How to start and stop sewing
There are numerous ways to make starting sewing frustrating, and this page is where I am going to teach you how to make sure none of these ever happen!
- Dont start your sewing with the needle at or very near the top edge of your fabric. This way the foot doesn’t have much fabric to grab on to and it is very easy for the fabric to get scrunched up or even get pulled into the inside of the machine. Very frustrating when this happens! If you start a bit further down, until say 2/3 of your presser foot has some fabric under it, this is then extremely unlikely to happen.
- Using your handwheel, turn this towards you until the needle is inside your fabric. Starting with the needle up can cause your threads to tangle up before you have even properly started. Which is annoying!
- Just a reminder, only turn the handwheel towards you (anti clockwise). This is SO important I will keep talking about this.
- If you can, grab both threads and pull them out towards the back of the machine.
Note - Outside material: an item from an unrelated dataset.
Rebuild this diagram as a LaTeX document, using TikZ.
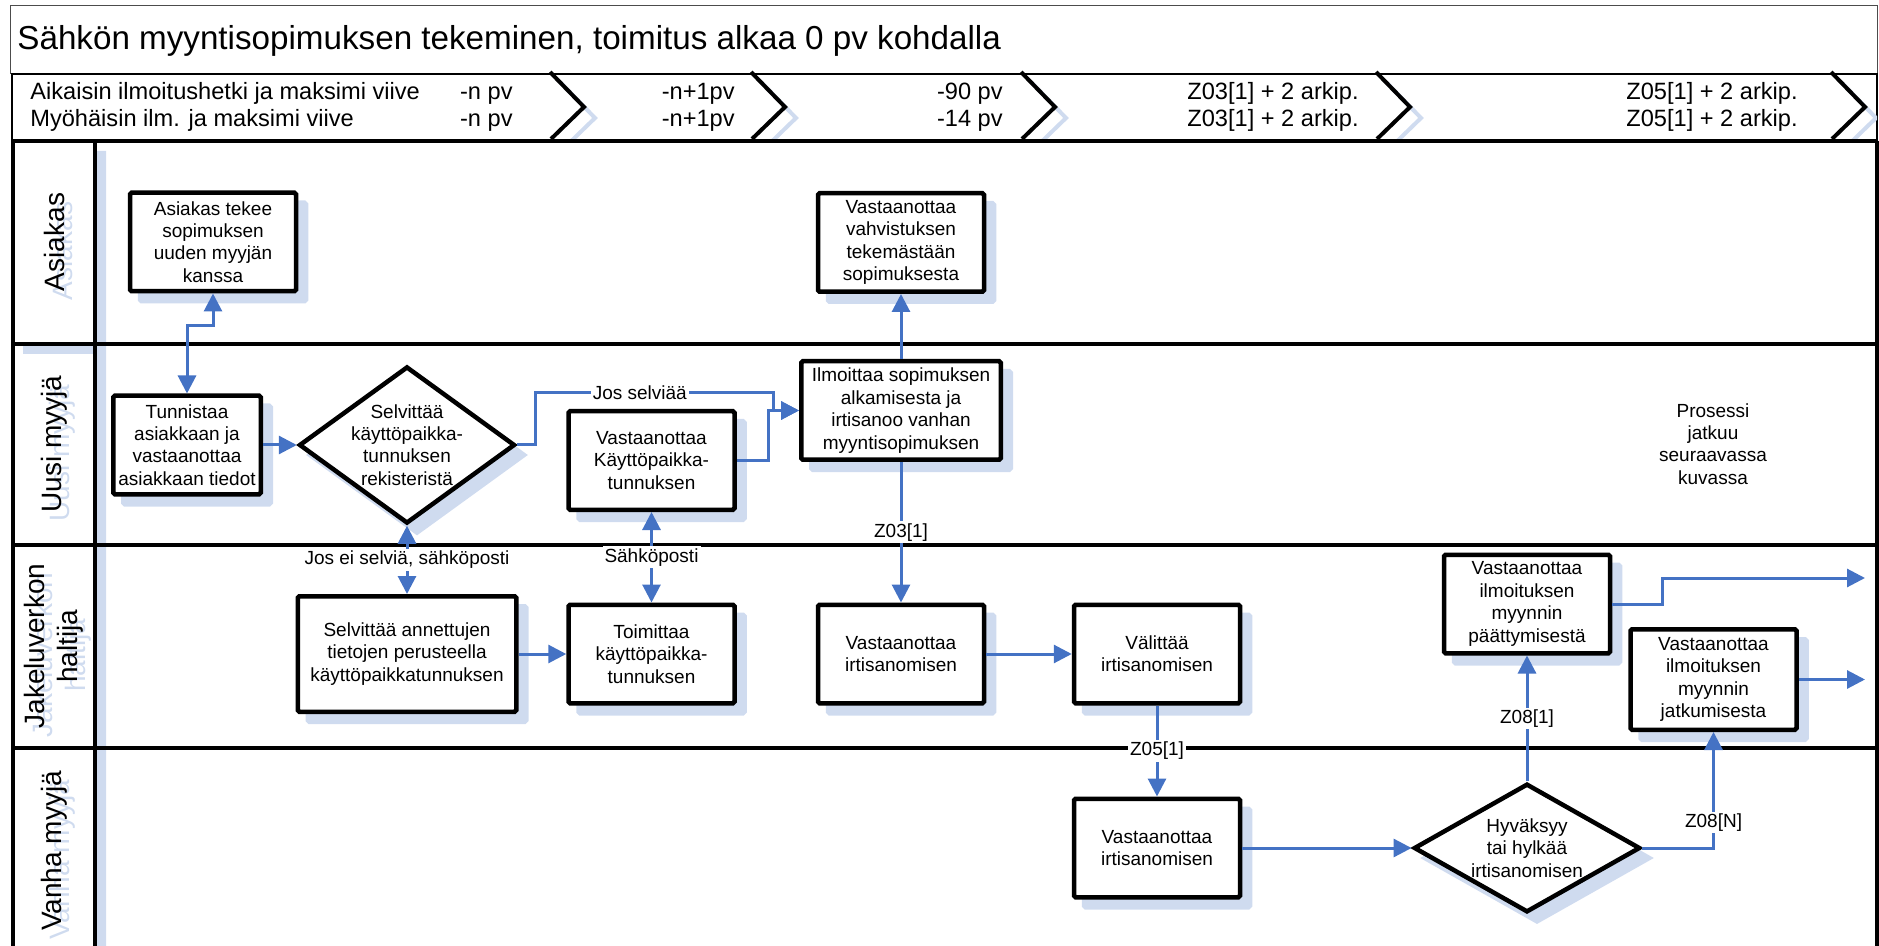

This makes sure your loose threads don’t get tangled in your stitches and it also prevents the threads gettibg tangled inside the machine, as you have just removed all the slack from the thread path, all the way from the spool to the end you were just pulling. Smart!
- As you have placed your needle a little way away from the top edge of your fabric this also gives you room to back stitch. Back stitching, or reverse stitching, locks the stitches in and makes sure they don’t start unravelling later on. All machines have a reverse button or lever, and on most machines the machine reverses only as long as you hold this in/ down. 3 stitches in reverse is enough, unless you accidentally started really far from the edge and you need to bridge more of a gap.
- Your job as a machinist is NOT to feed the fabric through, not to pull it out of the back either. If you do this you may just end up bending and even smashing needles, and we don’t want that. Your job is to take the weight of the fabric so it doesn’t pull, to steer it, and if it is badly behaving fabric, to keep it taught so pleats don’t happen.
Once you have got your chair, pedal and machine in the right place, straightened your back, lined your fabric up under the foot properly, put the needle down, pulled the threads and back stitched, you can start sewing forwards. Try to stick to an even speed, not too fast, not too much stopping and starting. keep an eye on edges and pins and seam allowances and folds and anything that should not not be going under the needle.
When done, back stitch a few stitches. Turn your needle out of the work with the handwheel (which way do we turn again?). Pull your fabric about ten cm from the needle, and cut your threads on your fabric. Not a bit away or halfway or anything like that. Tidy it up neatly. Then also cut the threads you left at the beginning of your sewing. Again, on the fabric.